* **Problem to work on**:
Starting from the top of the material, restate each line exactly until the line that contains "const data = rdm.map((r, i)", which is also copied. Pictures are excluded.

* **Provided data**:
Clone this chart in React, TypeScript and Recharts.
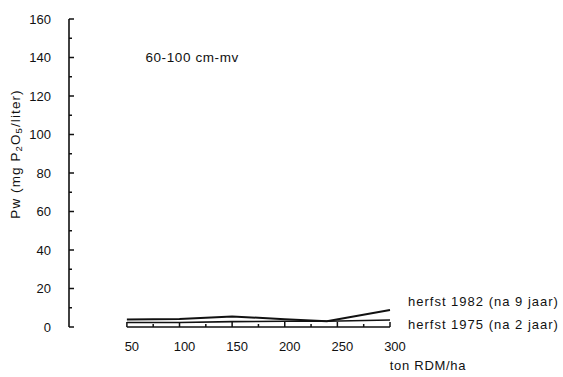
import { LineChart, Line, XAxis, YAxis, ReferenceLine, ReferenceDot, LabelList, Label } from "recharts";

// dosering (ton RDM/ha) en Pw-waarden
const rdm = [50, 100, 150, 200, 240, 300];
const herfst1982 = [3.9, 4.2, 5.5, 4.0, 3.0, 8.8];
const herfst1975 = [2.3, 2.3, 2.8, 3.0, 3.0, 3.6];

const xTicks = [50, 75, 100, 125, 150, 175, 200, 225, 250, 275, 300];
const yTicks = [0, 10, 20, 30, 40, 50, 60, 70, 80, 90, 100, 110, 120, 130, 140, 150, 160];

const data = rdm.map((r, i) => ({ rdm: r, h1982: herfst1982[i], h1975: herfst1975[i] }));

const FONT = '"Liberation Sans", Arial, Helvetica, sans-serif';
const INK = "#111";

function YTick(props: any) {
  const { x, y, payload } = props;
  const v = payload.value as number;
  const major = v % 20 === 0;
  return (
    <g>
      <line x1={x} y1={y} x2={x + (major ? 5 : 3)} y2={y} stroke={INK} strokeWidth={1.5} />
      {major && (
        <text x={x - 18} y={y} textAnchor="end" dominantBaseline="central" fontSize={13} fill={INK} fontFamily={FONT}>
          {v}
        </text>
      )}
    </g>
  );
}

function XTick(props: any) {
  const { x, y, payload } = props;
  const v = payload.value as number;
  const major = v % 50 === 0;
  return (
    <g>
      <line x1={x} y1={y} x2={x} y2={y - (major ? 5 : 3)} stroke={INK} strokeWidth={1.5} />
      {major && (
        <text x={x + 5} y={y + 19} textAnchor="middle" dominantBaseline="central" fontSize={13} fill={INK} fontFamily={FONT}>
          {v}
        </text>
      )}
    </g>
  );
}

function YTitle(props: any) {
  const vb = props.viewBox || { x: 0, y: 0, height: 0 };
  const cx = vb.x + 6;
  const cy = vb.y + vb.height / 2 - 19;
  return (
    <text
      x={cx}
      y={cy}
      transform={`rotate(-90 ${cx} ${cy})`}
      textAnchor="middle"
      dominantBaseline="central"
      fontSize={13.5}
      fill={INK}
      fontFamily={FONT}
      letterSpacing={1.1}
    >
      Pw (mg P
      <tspan dy={3} fontSize={9.5}>2</tspan>
      <tspan dy={-3}>O</tspan>
      <tspan dy={3} fontSize={9.5}>5</tspan>
      <tspan dy={-3}>/liter)</tspan>
    </text>
  );
}

function XTitle(props: any) {
  const vb = props.viewBox || { x: 0, y: 0, width: 0 };
  return (
    <text x={vb.x + vb.width + 38} y={vb.y + 38} textAnchor="middle" dominantBaseline="central" fontSize={13} fill={INK} fontFamily={FONT} letterSpacing={0.7}>
      ton RDM/ha
    </text>
  );
}

function endLabel(text: string, dy: number) {
  return (props: any) => {
    const { x, y, index } = props;
    if (index !== rdm.length - 1) return null;
    return (
      <text x={x + 18} y={y + dy} dominantBaseline="central" fontSize={13} fill={INK} fontFamily={FONT} letterSpacing={1}>
        {text}
      </text>
    );
  };
}

export default function App() {
  return (
    <div style={{ position: "absolute", left: 0, top: 0, width: 563, height: 377, background: "#fff" }}>
      <LineChart width={563} height={377} data={data} margin={{ top: 19, right: 173, left: 9, bottom: 20 }}>
        <XAxis
          dataKey="rdm"
          type="number"
          domain={[-5, 300]}
          ticks={xTicks}
          interval={0}
          axisLine={false}
          tickLine={false}
          tickSize={0}
          tickMargin={0}
          tick={<XTick />}
          height={30}
        >
          <Label content={<XTitle />} />
        </XAxis>
        <YAxis
          type="number"
          domain={[0, 160]}
          ticks={yTicks}
          interval={0}
          width={60}
          axisLine={{ stroke: INK, strokeWidth: 1.6 }}
          tickLine={false}
          tickSize={0}
          tickMargin={0}
          tick={<YTick />}
        >
          <Label content={<YTitle />} />
        </YAxis>
        <ReferenceLine
          segment={[
            { x: 50, y: 0 },
            { x: 300, y: 0 },
          ]}
          stroke={INK}
          strokeWidth={1.6}
        />
        <ReferenceDot x={112} y={140} r={0} fill="none" stroke="none">
          <Label value="60-100 cm-mv" position="center" fontSize={13.5} fill={INK} fontFamily={FONT} letterSpacing={0.6} />
        </ReferenceDot>
        <Line dataKey="h1982" type="linear" stroke={INK} strokeWidth={2} dot={false} isAnimationActive={false}>
          <LabelList dataKey="h1982" content={endLabel("herfst 1982 (na 9 jaar)", -9)} />
        </Line>
        <Line dataKey="h1975" type="linear" stroke={INK} strokeWidth={1.6} dot={false} isAnimationActive={false}>
          <LabelList dataKey="h1975" content={endLabel("herfst 1975 (na 2 jaar)", 4)} />
        </Line>
      </LineChart>
    </div>
  );
}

* **Task response**:
Clone this chart in React, TypeScript and Recharts.
import { LineChart, Line, XAxis, YAxis, ReferenceLine, ReferenceDot, LabelList, Label } from "recharts";

// dosering (ton RDM/ha) en Pw-waarden
const rdm = [50, 100, 150, 200, 240, 300];
const herfst1982 = [3.9, 4.2, 5.5, 4.0, 3.0, 8.8];
const herfst1975 = [2.3, 2.3, 2.8, 3.0, 3.0, 3.6];

const xTicks = [50, 75, 100, 125, 150, 175, 200, 225, 250, 275, 300];
const yTicks = [0, 10, 20, 30, 40, 50, 60, 70, 80, 90, 100, 110, 120, 130, 140, 150, 160];

const data = rdm.map((r, i) => ({ rdm: r, h1982: herfst1982[i], h1975: herfst1975[i] }));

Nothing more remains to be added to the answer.